We didn’t have to look very far, Jesus put this in front of us and told us what He was doing.
What I didn’t tell her was that we were doing it for her. We enact these rituals so that we are seen being disciples, living grace, serving others with joy and with humility and with passion and with solemnity. All at once.
We do it to teach her and others like her that life is sometimes complicated, you can be happy and sad and serious and funny altogether, it’s not like it is on television, either cartoons or cop show, the news or Comedy Central.
We do it so that she and others like her can grow into people who are unafraid to lend a hand, stoop to help, kneel to serve and then get back to what they were doing, to teach that it is not so foreign a concept, not so odd after all.
To be honest, we mostly do it because Jesus did it and commended it to us, showing us a way to love one another we would not otherwise see, but I didn’t burden Seraphina with that either, there’ll be time for that later.

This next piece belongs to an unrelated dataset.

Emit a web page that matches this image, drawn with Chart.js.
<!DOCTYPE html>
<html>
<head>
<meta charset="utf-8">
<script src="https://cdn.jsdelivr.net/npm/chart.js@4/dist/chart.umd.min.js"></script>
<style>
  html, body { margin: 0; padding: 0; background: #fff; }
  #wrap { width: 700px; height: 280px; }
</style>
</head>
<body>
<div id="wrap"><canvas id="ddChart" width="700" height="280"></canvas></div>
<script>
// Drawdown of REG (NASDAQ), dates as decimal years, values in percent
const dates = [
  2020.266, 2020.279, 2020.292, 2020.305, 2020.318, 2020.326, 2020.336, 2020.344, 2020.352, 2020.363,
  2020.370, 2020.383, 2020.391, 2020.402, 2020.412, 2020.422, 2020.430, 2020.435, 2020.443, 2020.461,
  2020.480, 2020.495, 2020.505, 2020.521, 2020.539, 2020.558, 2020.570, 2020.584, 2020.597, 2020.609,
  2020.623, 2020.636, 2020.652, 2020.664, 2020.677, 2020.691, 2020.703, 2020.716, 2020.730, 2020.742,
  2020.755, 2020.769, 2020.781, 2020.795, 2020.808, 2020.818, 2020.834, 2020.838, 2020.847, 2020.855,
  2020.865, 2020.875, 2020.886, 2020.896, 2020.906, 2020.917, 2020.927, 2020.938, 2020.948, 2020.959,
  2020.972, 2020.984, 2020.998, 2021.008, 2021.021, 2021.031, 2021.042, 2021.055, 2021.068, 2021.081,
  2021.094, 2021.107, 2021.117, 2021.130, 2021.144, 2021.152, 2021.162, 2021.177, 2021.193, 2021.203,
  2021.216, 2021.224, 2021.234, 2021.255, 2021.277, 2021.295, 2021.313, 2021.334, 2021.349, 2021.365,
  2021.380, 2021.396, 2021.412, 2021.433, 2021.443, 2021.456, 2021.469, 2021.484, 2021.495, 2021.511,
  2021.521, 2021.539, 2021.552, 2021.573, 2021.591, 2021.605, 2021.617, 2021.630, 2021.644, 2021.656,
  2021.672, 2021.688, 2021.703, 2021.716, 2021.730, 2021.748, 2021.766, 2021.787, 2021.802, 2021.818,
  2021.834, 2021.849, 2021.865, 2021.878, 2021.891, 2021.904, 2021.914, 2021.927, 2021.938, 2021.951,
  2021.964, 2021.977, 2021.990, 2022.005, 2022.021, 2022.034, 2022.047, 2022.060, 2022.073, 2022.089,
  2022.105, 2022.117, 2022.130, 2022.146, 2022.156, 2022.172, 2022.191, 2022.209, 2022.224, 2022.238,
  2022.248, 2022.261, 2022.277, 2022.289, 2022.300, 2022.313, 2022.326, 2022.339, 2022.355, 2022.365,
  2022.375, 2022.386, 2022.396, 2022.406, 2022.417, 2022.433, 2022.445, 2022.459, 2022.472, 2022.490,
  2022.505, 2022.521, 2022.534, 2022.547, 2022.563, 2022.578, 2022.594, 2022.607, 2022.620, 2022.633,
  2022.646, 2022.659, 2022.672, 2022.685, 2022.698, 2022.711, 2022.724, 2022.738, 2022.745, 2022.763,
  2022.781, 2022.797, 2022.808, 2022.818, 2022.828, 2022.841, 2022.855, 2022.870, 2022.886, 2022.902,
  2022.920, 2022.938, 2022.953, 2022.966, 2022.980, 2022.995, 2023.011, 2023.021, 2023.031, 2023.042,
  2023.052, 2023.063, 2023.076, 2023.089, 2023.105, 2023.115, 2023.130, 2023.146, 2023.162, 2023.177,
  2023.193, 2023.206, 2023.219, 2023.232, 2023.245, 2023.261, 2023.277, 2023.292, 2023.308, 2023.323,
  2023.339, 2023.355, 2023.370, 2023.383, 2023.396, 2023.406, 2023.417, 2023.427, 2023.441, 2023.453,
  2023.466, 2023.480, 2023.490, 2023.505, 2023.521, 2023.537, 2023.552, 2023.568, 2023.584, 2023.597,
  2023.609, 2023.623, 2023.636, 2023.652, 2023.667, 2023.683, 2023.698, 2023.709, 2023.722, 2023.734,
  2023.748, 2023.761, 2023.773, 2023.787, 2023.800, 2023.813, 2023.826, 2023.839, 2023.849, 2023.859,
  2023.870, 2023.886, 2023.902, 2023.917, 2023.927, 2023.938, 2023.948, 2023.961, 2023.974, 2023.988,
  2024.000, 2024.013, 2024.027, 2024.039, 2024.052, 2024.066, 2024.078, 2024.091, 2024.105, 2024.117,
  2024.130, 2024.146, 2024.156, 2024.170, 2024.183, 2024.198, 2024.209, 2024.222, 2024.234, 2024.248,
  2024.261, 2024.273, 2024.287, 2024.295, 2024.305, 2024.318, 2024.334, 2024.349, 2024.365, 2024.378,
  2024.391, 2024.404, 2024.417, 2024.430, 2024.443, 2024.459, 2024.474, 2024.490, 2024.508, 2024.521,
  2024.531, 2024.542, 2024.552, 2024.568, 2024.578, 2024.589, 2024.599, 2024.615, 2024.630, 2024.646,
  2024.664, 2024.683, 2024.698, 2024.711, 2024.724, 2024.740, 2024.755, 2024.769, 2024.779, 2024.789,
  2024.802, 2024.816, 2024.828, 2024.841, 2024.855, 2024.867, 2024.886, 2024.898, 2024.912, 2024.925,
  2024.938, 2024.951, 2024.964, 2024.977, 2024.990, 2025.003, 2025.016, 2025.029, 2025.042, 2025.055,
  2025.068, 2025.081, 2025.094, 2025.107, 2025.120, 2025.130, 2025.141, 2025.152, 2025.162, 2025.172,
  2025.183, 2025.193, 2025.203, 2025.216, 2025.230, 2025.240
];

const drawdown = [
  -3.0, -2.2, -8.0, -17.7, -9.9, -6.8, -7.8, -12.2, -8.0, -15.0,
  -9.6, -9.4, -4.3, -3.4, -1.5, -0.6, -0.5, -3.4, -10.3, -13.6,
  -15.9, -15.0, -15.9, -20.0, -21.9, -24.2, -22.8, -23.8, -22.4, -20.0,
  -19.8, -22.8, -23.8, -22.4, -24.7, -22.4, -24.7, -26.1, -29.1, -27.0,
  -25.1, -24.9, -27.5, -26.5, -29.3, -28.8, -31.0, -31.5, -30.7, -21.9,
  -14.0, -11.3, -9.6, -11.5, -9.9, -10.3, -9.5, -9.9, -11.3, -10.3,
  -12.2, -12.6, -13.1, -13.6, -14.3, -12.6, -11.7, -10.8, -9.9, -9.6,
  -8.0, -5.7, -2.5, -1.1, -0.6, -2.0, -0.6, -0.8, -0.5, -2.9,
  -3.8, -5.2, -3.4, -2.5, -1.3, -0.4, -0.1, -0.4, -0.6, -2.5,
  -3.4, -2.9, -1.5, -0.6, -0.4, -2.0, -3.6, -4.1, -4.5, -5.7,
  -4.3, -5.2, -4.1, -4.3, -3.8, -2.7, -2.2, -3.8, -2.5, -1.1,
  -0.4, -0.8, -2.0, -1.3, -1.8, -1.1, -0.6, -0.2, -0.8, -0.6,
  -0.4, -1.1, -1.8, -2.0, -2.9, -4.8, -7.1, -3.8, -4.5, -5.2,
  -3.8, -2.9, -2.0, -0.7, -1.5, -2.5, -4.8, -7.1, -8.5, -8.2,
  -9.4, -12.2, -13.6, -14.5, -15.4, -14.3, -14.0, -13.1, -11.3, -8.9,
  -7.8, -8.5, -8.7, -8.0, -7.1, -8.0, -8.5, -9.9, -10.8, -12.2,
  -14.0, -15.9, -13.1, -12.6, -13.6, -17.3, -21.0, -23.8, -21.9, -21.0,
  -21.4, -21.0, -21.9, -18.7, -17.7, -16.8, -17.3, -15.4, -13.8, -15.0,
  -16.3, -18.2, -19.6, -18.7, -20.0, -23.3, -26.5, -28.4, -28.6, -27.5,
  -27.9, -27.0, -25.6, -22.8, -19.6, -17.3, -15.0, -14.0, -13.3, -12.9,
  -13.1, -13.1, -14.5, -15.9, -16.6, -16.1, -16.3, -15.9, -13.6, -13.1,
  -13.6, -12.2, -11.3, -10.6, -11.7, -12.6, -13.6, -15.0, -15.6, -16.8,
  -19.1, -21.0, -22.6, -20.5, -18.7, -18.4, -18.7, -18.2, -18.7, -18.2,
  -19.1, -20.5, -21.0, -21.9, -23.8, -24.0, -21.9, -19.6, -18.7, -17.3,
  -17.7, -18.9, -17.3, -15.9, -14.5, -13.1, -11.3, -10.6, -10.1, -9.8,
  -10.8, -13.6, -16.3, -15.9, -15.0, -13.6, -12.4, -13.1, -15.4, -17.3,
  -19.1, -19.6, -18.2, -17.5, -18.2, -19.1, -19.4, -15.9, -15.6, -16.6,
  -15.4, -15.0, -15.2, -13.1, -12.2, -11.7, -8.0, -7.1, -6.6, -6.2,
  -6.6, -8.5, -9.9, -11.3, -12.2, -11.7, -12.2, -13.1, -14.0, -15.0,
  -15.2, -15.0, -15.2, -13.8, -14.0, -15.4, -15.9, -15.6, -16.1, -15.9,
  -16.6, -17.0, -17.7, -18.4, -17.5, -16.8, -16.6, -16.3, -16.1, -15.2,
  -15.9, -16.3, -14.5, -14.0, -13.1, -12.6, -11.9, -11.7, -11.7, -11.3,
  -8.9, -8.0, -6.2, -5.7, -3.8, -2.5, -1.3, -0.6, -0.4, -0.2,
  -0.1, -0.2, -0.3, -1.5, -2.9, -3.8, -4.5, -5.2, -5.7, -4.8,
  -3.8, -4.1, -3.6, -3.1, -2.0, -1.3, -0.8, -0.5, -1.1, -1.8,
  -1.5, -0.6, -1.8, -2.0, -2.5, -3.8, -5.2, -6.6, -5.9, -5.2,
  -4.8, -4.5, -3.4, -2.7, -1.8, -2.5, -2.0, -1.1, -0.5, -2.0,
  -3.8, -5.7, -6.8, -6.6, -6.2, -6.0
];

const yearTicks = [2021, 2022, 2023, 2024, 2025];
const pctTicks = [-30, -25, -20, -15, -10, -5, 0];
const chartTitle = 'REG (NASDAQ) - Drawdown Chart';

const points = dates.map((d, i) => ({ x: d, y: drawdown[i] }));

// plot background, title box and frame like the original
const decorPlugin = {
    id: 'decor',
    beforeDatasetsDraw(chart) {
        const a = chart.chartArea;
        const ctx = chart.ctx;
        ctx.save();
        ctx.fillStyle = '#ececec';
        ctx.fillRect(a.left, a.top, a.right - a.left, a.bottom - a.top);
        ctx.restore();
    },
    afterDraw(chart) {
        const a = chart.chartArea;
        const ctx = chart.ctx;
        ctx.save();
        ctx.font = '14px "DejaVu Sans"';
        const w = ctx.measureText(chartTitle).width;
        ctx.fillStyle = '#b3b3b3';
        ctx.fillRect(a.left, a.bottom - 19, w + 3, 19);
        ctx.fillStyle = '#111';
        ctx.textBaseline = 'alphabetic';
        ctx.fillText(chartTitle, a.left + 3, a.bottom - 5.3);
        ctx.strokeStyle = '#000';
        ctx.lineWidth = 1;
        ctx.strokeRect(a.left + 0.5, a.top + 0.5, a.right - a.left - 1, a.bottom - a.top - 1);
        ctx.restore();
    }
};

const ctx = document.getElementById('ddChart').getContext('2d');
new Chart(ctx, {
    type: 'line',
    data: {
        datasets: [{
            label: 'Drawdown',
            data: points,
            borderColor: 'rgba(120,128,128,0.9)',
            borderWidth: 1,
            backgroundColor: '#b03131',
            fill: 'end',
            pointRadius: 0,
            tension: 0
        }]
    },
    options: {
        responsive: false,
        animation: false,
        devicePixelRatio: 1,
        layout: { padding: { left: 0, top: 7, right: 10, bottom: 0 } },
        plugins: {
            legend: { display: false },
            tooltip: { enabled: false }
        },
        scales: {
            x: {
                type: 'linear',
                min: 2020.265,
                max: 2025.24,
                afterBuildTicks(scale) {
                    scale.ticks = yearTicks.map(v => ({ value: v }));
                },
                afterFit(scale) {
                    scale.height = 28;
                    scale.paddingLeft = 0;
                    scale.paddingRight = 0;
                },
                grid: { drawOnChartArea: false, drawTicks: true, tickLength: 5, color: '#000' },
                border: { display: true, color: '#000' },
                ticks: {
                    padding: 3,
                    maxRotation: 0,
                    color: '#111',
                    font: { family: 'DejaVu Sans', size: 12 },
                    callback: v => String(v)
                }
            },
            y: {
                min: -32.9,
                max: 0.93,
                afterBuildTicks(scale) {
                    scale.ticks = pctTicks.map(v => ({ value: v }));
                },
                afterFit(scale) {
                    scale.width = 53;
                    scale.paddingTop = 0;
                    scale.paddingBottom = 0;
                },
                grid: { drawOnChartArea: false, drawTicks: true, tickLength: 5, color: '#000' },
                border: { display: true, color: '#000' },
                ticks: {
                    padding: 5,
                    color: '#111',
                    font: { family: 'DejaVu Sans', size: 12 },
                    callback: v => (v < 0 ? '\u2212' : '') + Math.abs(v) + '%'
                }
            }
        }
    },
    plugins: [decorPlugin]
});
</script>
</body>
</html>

I was at a synod event the other day, I spoke of it last Thursday. It was, as they say in the movies, unsatisfying.
One of the things I found particularly terrible was the perfunctory way in which the words of institution, the living words of Christ were offered as if they were no more important than instructions on hooking up your new wireless printer.
We need to feel these things as well as just doing them. They are our heritage and they are the words that tell us who we are and where we are bound and what we are doing and why it is important.
It is important.
Ask the Israelites and their inheritors, who have been asking the questions and eating the herbs and living out their faith for centuries now.
So we kneel, knowing that we work this into our blood, this story, this blessing, this faith so that we may pass it along to our children.
We kneel, to not simply hear the word but also to live it, to make living it as weird as it’s gonna be, and as familiar to us as breathing.
We kneel at the feet of the neighbor and welcome their ministry to us as well and the community is built, the blessing is shared, Christ is present and we are bound to Him in this service.
So we kneel, and we know – – – that we will rise.